The rear carriage in our train offered a panoramic view, which enabled us to take some excellent photos.

Our train, Iarll Meirionnydd, is watered at Blaenau Ffestiniog before running round the train and being coupled to the opposite end.

The train operated a 1630 departure, again, not advertised owing to the earlier gap in service due to the lineside fire. The turnaround time took just 10 minutes and the following video of the train's departure was so swift it took me by surprise:

We were fortunate to catch the Ffestiniog Railway's unscheduled departure as it gave us a 1:10 connection in Blaenau Ffestiniog, not what we'd planned, just 0:10. We hoped the Arriva Trains Wales departure at 1730 to Llandudno would await our departure, should it be late, but we saw no evidence that it would do so. Here 150262 arrives.

At 1724 Merddin Emrys arrives from Porthmadog, having worked the advertised 1600 departure. Getting across the platform to where the Arriva Trains Wales service departs is not as straightforward as it looks, and I'm sure that had we caught this train as planned, we'd have been rather anxious and enjoyed the end part of the journey less.

We left the ATW Sprinter at Llandudno Junction.

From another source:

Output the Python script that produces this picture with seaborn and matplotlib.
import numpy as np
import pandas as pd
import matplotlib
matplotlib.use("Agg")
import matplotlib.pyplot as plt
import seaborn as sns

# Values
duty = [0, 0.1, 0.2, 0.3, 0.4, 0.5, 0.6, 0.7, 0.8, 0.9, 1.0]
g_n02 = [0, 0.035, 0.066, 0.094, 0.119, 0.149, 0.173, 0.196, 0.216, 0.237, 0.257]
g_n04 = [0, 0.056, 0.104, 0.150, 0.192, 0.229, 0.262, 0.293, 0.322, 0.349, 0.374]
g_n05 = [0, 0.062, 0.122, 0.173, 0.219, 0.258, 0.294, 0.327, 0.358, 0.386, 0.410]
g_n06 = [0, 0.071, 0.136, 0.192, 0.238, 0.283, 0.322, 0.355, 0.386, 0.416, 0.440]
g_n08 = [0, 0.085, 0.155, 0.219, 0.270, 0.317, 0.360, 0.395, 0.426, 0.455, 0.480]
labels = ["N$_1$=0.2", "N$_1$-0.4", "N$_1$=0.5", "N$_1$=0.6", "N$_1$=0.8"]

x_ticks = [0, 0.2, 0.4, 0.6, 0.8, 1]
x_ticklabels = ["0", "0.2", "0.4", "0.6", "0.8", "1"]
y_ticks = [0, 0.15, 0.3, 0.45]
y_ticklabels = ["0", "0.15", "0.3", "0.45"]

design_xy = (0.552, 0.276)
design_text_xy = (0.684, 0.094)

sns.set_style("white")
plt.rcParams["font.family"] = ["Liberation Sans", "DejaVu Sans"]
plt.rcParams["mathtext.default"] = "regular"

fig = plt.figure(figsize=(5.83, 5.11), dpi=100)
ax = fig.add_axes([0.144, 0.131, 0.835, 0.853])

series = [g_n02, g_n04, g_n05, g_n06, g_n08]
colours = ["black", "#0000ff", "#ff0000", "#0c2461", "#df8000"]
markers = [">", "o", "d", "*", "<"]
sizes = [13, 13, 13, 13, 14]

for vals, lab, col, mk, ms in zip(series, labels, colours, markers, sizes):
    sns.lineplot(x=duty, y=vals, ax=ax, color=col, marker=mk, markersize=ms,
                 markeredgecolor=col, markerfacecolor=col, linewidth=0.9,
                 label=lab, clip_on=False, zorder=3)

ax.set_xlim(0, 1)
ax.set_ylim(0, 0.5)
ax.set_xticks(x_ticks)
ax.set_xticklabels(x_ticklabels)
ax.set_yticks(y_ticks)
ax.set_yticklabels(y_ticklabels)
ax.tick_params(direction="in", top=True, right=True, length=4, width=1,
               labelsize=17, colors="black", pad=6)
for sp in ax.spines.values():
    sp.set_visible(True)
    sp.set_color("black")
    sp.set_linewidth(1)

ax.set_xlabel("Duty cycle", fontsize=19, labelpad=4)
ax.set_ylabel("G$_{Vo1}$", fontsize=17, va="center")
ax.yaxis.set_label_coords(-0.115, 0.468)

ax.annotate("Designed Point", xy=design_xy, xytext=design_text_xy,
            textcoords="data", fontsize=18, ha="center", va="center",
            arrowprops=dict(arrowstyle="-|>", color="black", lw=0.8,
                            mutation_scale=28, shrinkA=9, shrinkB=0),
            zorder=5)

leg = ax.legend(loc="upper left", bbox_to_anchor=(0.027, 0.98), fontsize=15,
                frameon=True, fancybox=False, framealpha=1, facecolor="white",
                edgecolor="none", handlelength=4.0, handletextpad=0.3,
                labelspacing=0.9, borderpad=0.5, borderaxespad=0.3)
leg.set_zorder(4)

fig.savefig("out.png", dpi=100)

It arrived earlier than scheduled, so we were able to catch a train we'd not planned - the 1827 Arriva Trains Wales service to Holyhead, worked by 158839. We had a lovely run along the North Wales Coast again, and over the Menai Bridge into Anglesey - a location I'd never been to before. We had an overnight stay here before heading south to Cardiff on the first train of the day in the morning.